The World of the New Testament
In the final chapter of section one, Hagner paints a picture for his readers in which he places the NT within the historical, religious, and cultural setting that both lead up to and follow its publication and circulation throughout the Roman Empire and beyond. Starting with the Babylonian Exile in 586 BC, Hagner traces the development of Judaism from its return to the land through the birth of the Church. Topics such as Hellenism, the emergence of the Pharisees and other religious sects within Israel, Roman rule, and other key topics that play a role in the development of the Church are adequately discussed within the limits placed on a project like this.
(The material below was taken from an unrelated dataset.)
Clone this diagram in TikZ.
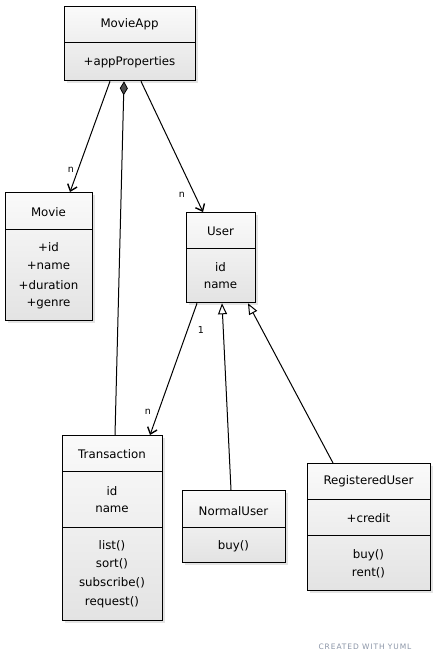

Hagner gives just what is necessary for the reader to be put the socio-historical puzzle together and begin to see the bigger picture.
In closing, Hagner has offered an excellent introduction on the issues of background and interpretation of the NT. Each of the three chapters end with a concise bibliography for the reader to follow-up on if he so desires. I look forward to continue working through what has thus far proven to be a well written and engaging New Testament introduction.